Another crucial AI-first application is in CRM and campaign construction. Traditional CRM systems, while valuable for managing data relationships, often require users to conform to a generalized interface. With AI, businesses can move beyond this, directly querying data to segment customers and construct highly targeted campaigns. Instead of adapting data to a pre-designed system, AI allows for a more direct, strategic approach to customer outreach and engagement, based on specific business needs and data relationships. This capability eliminates the need for extensive training on complex interfaces and enables immediate access to specific customer insights for tailored actions.
Financial intelligence is a third powerful application. Many entrepreneurs, despite their creativity and passion for building products, often lack deep financial knowledge. AI can democratize access to sophisticated financial analysis. By exporting data from accounting software, businesses can gain immediate insights into their valuation, customer acquisition cost (CAC) ratios, profitability of product lines, pricing leverage, and cash flow cycles. This allows founders to identify and address fundamental flaws in their business models early, preventing potential long-term issues that might otherwise go unnoticed until it's too late.
Building landing pages and running content experiments are also being revolutionized. AI empowers non-technical individuals to quickly design and deploy landing pages, accelerating growth and revenue experiments that previously required significant time and resources from design agencies or web developers. Similarly, AI can formulate and inform content experiments, both paid and organic, by leveraging historical and competitor data. This allows businesses to rapidly test content theses, analyze market trends, and generate marketing materials directly from customer interactions, such as sales calls, ensuring that the language used resonates with the target audience.
The shift to an AI-first approach changes the dynamic of work, reducing the time spent on "setting the table" (data gathering and preparation) from 80% to 20%, and increasing execution time from 20% to 80%. This makes work more engaging for team members, as they can focus on higher-value tasks.

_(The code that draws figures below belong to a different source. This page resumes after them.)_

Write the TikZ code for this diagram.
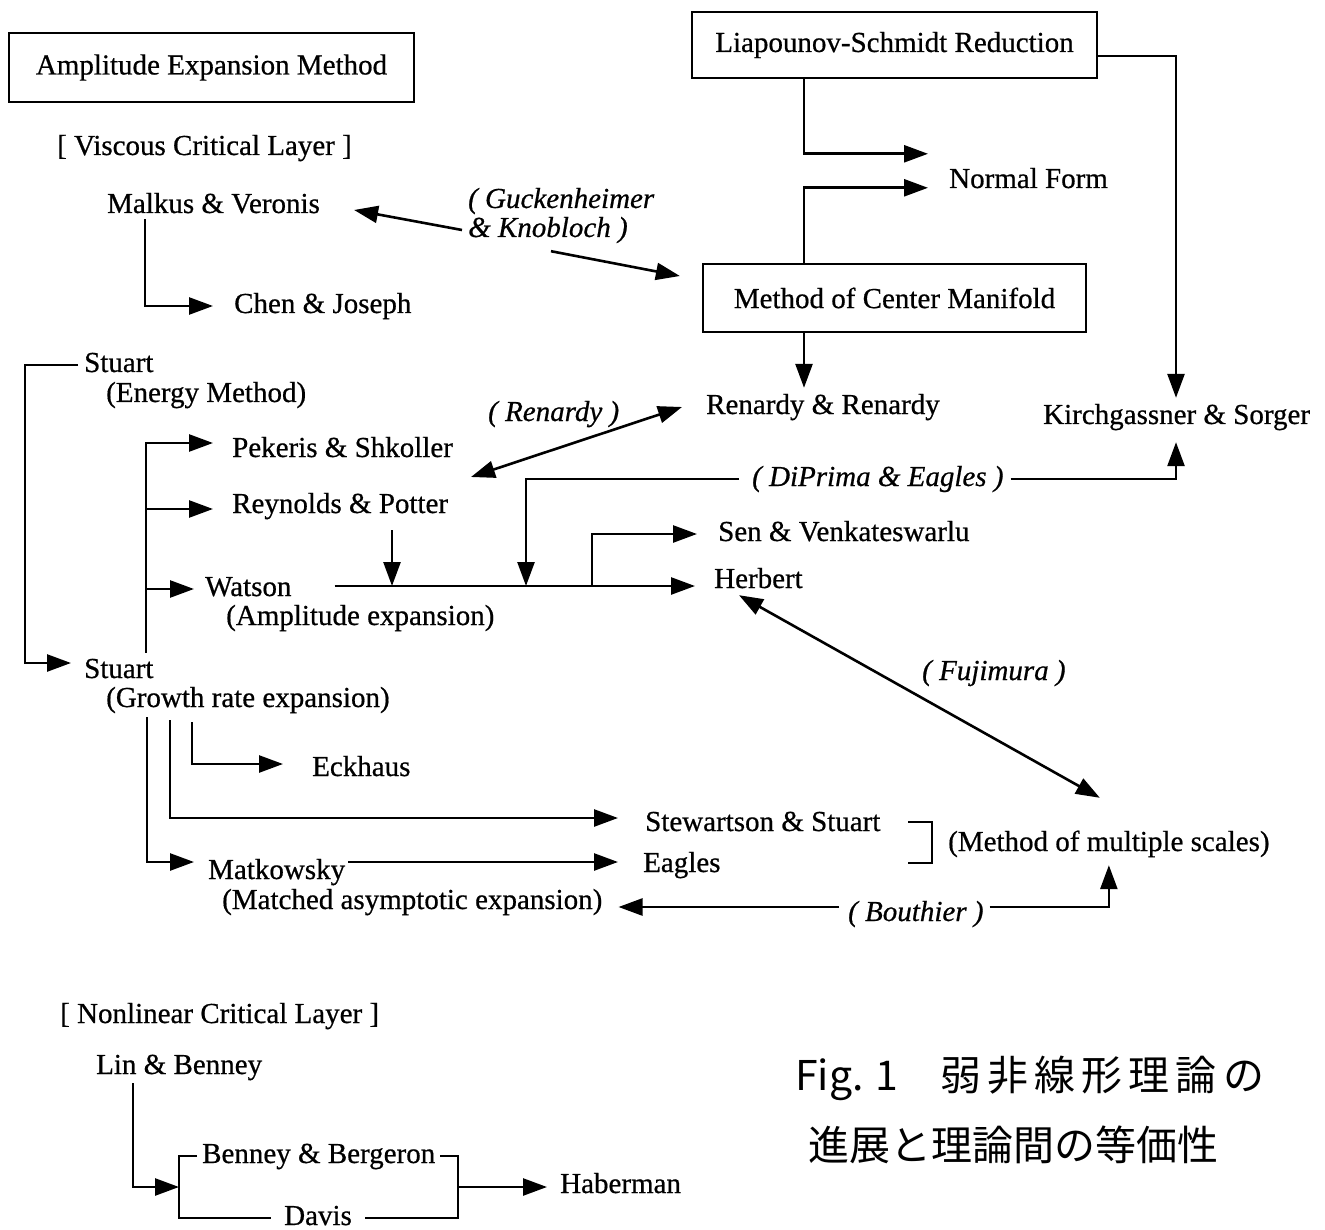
\documentclass[tikz,border=0pt]{standalone}
\usepackage{fontspec}
\setmainfont[FakeBold=0.6]{Liberation Serif}
\newfontfamily\cjk{Noto Sans CJK JP}
\newfontfamily\cjkw[LetterSpace=15]{Noto Sans CJK JP}
\usetikzlibrary{arrows.meta,calc}
\newcommand\fsz{\fontsize{29}{30}\selectfont}
\begin{document}
\begin{tikzpicture}[x=1pt,y=-1pt,
  txt/.style={anchor=base west, inner sep=0pt, text height=20pt, text depth=6pt, font=\fsz},
  itxt/.style={txt, font=\fsz\itshape},
  box/.style={draw, line width=2.2pt, inner sep=0pt, font=\fsz, anchor=center},
  ln/.style={line width=2.6pt},
  arr/.style={ln, -{Triangle[length=24pt,width=17pt]}},
  arr2/.style={ln, {Triangle[length=24pt,width=17pt]}-{Triangle[length=24pt,width=17pt]}},
  captxt/.style={anchor=base west, inner sep=0pt, font=\cjk\fontsize{41}{44}\selectfont}
]
\fill[white] (0,0) rectangle (1325,1230);
\useasboundingbox (0,0) rectangle (1325,1230);

% boxes
\node[box, minimum width=405pt, minimum height=69pt] (amp) at (211.5,67.5) {Amplitude Expansion Method};
\node[box, minimum width=405pt, minimum height=66pt] (ls) at (894.5,45) {Liapounov-Schmidt Reduction};
\node[box, minimum width=383pt, minimum height=68pt] (mcm) at (894.5,298) {Method of Center Manifold};

% texts
\node[txt] (viscous) at (57,155) {[ Viscous Critical Layer ]};
\node[txt] (malkus) at (107,213) {Malkus \& Veronis};
\node[itxt] (guck1) at (468,208) {( Guckenheimer};
\node[itxt] (guck2) at (468,237) {\& Knobloch )};
\node[txt] (chen) at (234,313) {Chen \& Joseph};
\node[txt] (normal) at (949,188) {Normal Form};
\node[txt] (renardy2) at (706,414) {Renardy \& Renardy};
\node[txt] (kirch) at (1043,424) {Kirchgassner \& Sorger};
\node[itxt] (renlabel) at (488,421) {( Renardy )};
\node[txt] (stuartE) at (84,372) {Stuart};
\node[txt] (energy) at (106,402) {(Energy Method)};
\node[txt] (pekeris) at (232,457) {Pekeris \& Shkoller};
\node[txt] (reynolds) at (232,513) {Reynolds \& Potter};
\node[itxt] (diprima) at (752,486) {( DiPrima \& Eagles )};
\node[txt] (sen) at (718,541) {Sen \& Venkateswarlu};
\node[txt] (watson) at (205,596) {Watson};
\node[txt] (amplexp) at (226,625) {(Amplitude expansion)};
\node[txt] (herbert) at (714,588) {Herbert};
\node[itxt] (fujimura) at (922,680) {( Fujimura )};
\node[txt] (stuartG) at (84,678) {Stuart};
\node[txt] (growth) at (106,707) {(Growth rate expansion)};
\node[txt] (eckhaus) at (312,776) {Eckhaus};
\node[txt] (stewartson) at (645,831) {Stewartson \& Stuart};
\node[txt] (eagles) at (643,872) {Eagles};
\node[txt] (mms) at (948,851) {(Method of multiple scales)};
\node[txt] (matkowsky) at (208,879) {Matkowsky};
\node[txt] (matched) at (222,909) {(Matched asymptotic expansion)};
\node[itxt] (bouthier) at (848,921) {( Bouthier )};
\node[txt] (nonlinear) at (60,1023) {[ Nonlinear Critical Layer ]};
\node[txt] (lin) at (96,1074) {Lin \& Benney};
\node[txt] (benney) at (202,1163) {Benney \& Bergeron};
\node[txt] (davis) at (284,1225) {Davis};
\node[txt] (haberman) at (560,1193) {Haberman};

% caption
\node[captxt] (fig) at (795,1090) {Fig. 1};
\node[captxt, font=\cjkw\fontsize{41}{44}\selectfont] (jp1) at (940,1090) {弱非線形理論の};
\node[captxt] (jp2) at (808,1160) {進展と理論間の等価性};

% coordinates
\coordinate (renL) at (471,477);
\coordinate (jD) at (526,586);
\coordinate (jS) at (592,586);
\coordinate (brL) at (179,1187);
\coordinate (brR) at (458,1187);
\coordinate (wl) at ([shift={(43pt,3pt)}]watson.east);
\coordinate (rtop) at ([shift={(160pt,-11pt)}]reynolds.south west);
\coordinate (gtop) at ([shift={(62pt,5pt)}]stuartG.north west);

% viscous section
\draw[arr] ([xshift=38pt]malkus.south west) |- ([xshift=-21pt]chen.west);
\draw[arr] ([xshift=-6pt]guck2.west) -- ([shift={(34pt,-4pt)}]malkus.east);
\draw[arr] ([shift={(83pt,-8pt)}]guck2.south west) -- ([shift={(-22pt,22pt)}]mcm.west);

\draw[arr] ([xshift=-90.5pt]ls.south) |- ([shift={(-21pt,14pt)}]normal.north west);
\draw[arr] ([xshift=-90.5pt]mcm.north) |- ([shift={(-21pt,-20pt)}]normal.north west);
\draw[arr] ([yshift=-11pt]ls.east) -| ([shift={(133pt,6pt)}]kirch.north west);
\draw[arr] ([xshift=-90.5pt]mcm.south) -- ([shift={(98pt,6pt)}]renardy2.north west);

\draw[arr2] (renL) -- ([xshift=-24pt]renardy2.west);

\draw[arr] ([xshift=7pt]diprima.east) -| ([shift={(133pt,-12pt)}]kirch.south west);
\draw[arr] ([xshift=-13pt]diprima.west) -| (jD);

\draw[arr] (rtop) -- (rtop |- wl);
\draw[arr, shorten >=19pt] (wl) -- (wl -| herbert.west);
\draw[arr] (jS) |- ([xshift=-21pt]sen.west);

\draw[arr2] ([shift={(25pt,-1pt)}]herbert.south west) -- ([shift={(-9pt,33pt)}]mms.north);

% Stuart
\draw[arr] ([xshift=-6pt]stuartE.west) -- ++(-53,0) |- ([shift={(-13pt,8pt)}]stuartG.west);
\draw[arr] (gtop) |- ([shift={(-19pt,7pt)}]pekeris.west);
\draw[arr] (gtop) |- ([shift={(-19pt,-3pt)}]reynolds.west);
\draw[arr] (gtop) |- ([xshift=-11pt]watson.west);

\draw[arr] ([shift={(41pt,-4pt)}]growth.south west) |- ([shift={(-14pt,10pt)}]matkowsky.west);
\draw[arr] ([shift={(64pt,-7pt)}]growth.south west) |- ([shift={(-27pt,6pt)}]stewartson.west);
\draw[arr] ([shift={(86pt,-9pt)}]growth.south west) |- ([shift={(-29pt,5pt)}]eckhaus.west);
\draw[arr] ([shift={(3pt,10pt)}]matkowsky.east) -- ([shift={(-25pt,3pt)}]eagles.west);

% bracket
\draw[ln] ([shift={(-40pt,22pt)}]mms.west) -| ([shift={(-16pt,-19pt)}]mms.west) -- ([shift={(-40pt,-19pt)}]mms.west);

% Bouthier
\draw[arr] ([shift={(6pt,7pt)}]bouthier.east) -| ([yshift=-8pt]mms.south);
\draw[arr, shorten >=16pt] ([shift={(-9pt,7pt)}]bouthier.west) coordinate (bl) -- (bl -| matched.east);

% nonlinear
\draw[arr] ([shift={(37pt,-3pt)}]lin.south west) |- (brL);
\draw[ln] ([xshift=-5pt]benney.west) -| (brL) |- ([xshift=-13pt]davis.west);
\draw[ln] ([xshift=5pt]benney.east) -| (brR) |- ([xshift=13pt]davis.east);
\draw[arr, shorten >=13pt] (brR) -- (brR -| haberman.west);
\end{tikzpicture}
\end{document}
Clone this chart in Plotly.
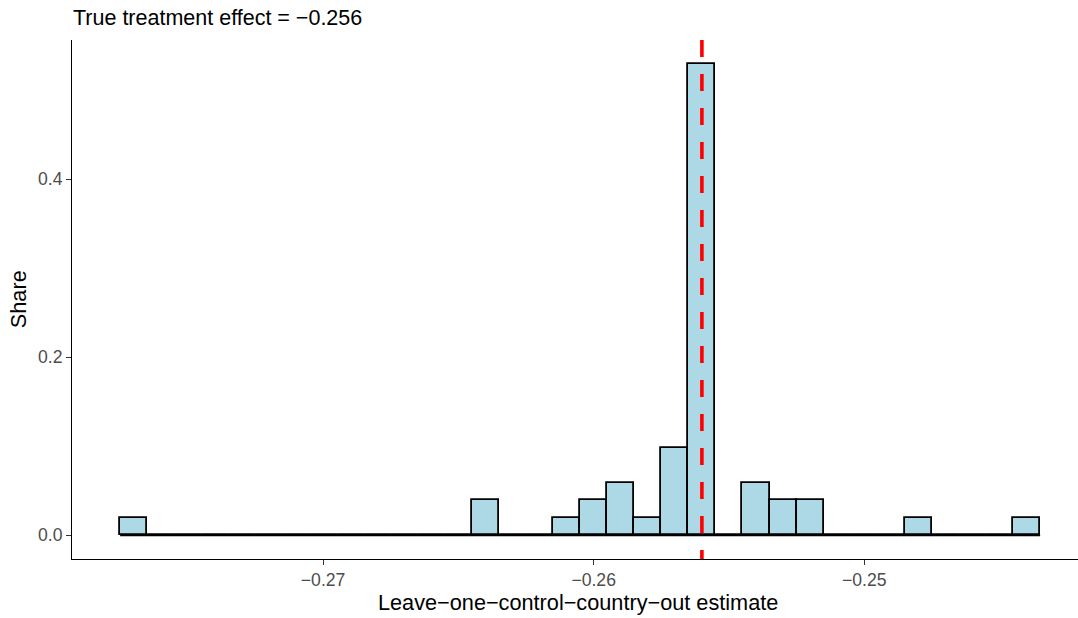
import plotly.graph_objects as go

# Histogram of leave-one-control-country-out estimates (51 estimates, 34 bins)
bin_start = -0.2775
bin_width = 0.001
bin_counts = [1, 0, 0, 0, 0, 0, 0, 0, 0, 0, 0, 0, 0, 2, 0, 0, 1, 2, 3, 1,
              5, 27, 0, 3, 2, 2, 0, 0, 0, 1, 0, 0, 0, 1]
n_estimates = 51
true_effect = -0.256

x_ticks = [-0.27, -0.26, -0.25]
x_tick_labels = ["\u22120.27", "\u22120.26", "\u22120.25"]
y_ticks = [0.0, 0.2, 0.4]
y_tick_labels = ["0.0", "0.2", "0.4"]

centers = [bin_start + bin_width * (i + 0.5) for i in range(len(bin_counts))]
shares = [c / n_estimates for c in bin_counts]
bin_end = bin_start + bin_width * len(bin_counts)

FONT = "Liberation Sans"

fig = go.Figure()

# baseline outline for empty bins
fig.add_trace(go.Scatter(
    x=[bin_start, bin_end], y=[0, 0], mode="lines",
    line=dict(color="black", width=1.8), hoverinfo="skip", showlegend=False,
))

fig.add_trace(go.Bar(
    x=centers, y=shares, width=bin_width,
    marker=dict(color="#ADD8E6", line=dict(color="black", width=1.8)),
    showlegend=False,
))

fig.add_shape(
    type="line", xref="x", yref="paper",
    x0=true_effect, x1=true_effect, y0=1, y1=0,
    line=dict(color="#FF0000", width=3.6, dash="17px,17px"),
    layer="above",
)

axis_common = dict(
    showgrid=False, zeroline=False, showline=True, linecolor="black", linewidth=1.1,
    ticks="outside", ticklen=5, tickwidth=1.1, tickcolor="#333333",
    tickfont=dict(family=FONT, size=17.6, color="#4D4D4D"),
)

fig.update_xaxes(
    range=[-0.27928, -0.24210], tickmode="array",
    tickvals=x_ticks, ticktext=x_tick_labels, **axis_common,
)
fig.update_yaxes(
    range=[-0.0267, 0.5563], tickmode="array",
    tickvals=y_ticks, ticktext=y_tick_labels, **axis_common,
)

fig.add_annotation(
    text=f"True treatment effect = \u2212{abs(true_effect):.3f}",
    xref="paper", yref="paper", x=-0.0005, y=1.0424,
    xanchor="left", yanchor="middle", showarrow=False,
    font=dict(family=FONT, size=21.5, color="black"),
)
fig.add_annotation(
    text="Leave\u2212one\u2212control\u2212country\u2212out estimate",
    xref="paper", yref="paper", x=0.503, y=-0.0845,
    xanchor="center", yanchor="middle", showarrow=False,
    font=dict(family=FONT, size=21.7, color="black"),
)
fig.add_annotation(
    text="Share", textangle=-90,
    xref="paper", yref="paper", x=-0.053, y=0.5,
    xanchor="center", yanchor="middle", showarrow=False,
    font=dict(family=FONT, size=21.7, color="black"),
)

fig.update_layout(
    width=1078, height=618,
    margin=dict(l=72.3, r=0, t=40, b=58.5),
    plot_bgcolor="white", paper_bgcolor="white",
    bargap=0, showlegend=False,
)

fig.write_html("out.html")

AI-first strategies are also being applied to communication and lifecycle marketing workflows. Many bootstrappers neglect comprehensive lifecycle marketing due to time constraints, focusing only on current and prospective customers. AI enables businesses to quickly set up and modify onboarding sequences, nurture campaigns, and sales workflows. By analyzing recorded calls and customer interactions, AI can generate marketing materials, case studies, and even identify common terms used by customers, integrating these insights directly into sales copy and communication strategies. This allows businesses to bake best practices into their workflows more rapidly, accelerating value delivery to clientele.
Ultimately, the core question for entrepreneurs is how to leverage AI to enhance existing business models and remain valuable. The answer lies in embracing the entrepreneurial spirit that built the business, but now with a powerful new toolkit. This involves re-evaluating and rebuilding workflows with AI at the core, transforming processes that are fundamental to how businesses operate and make money.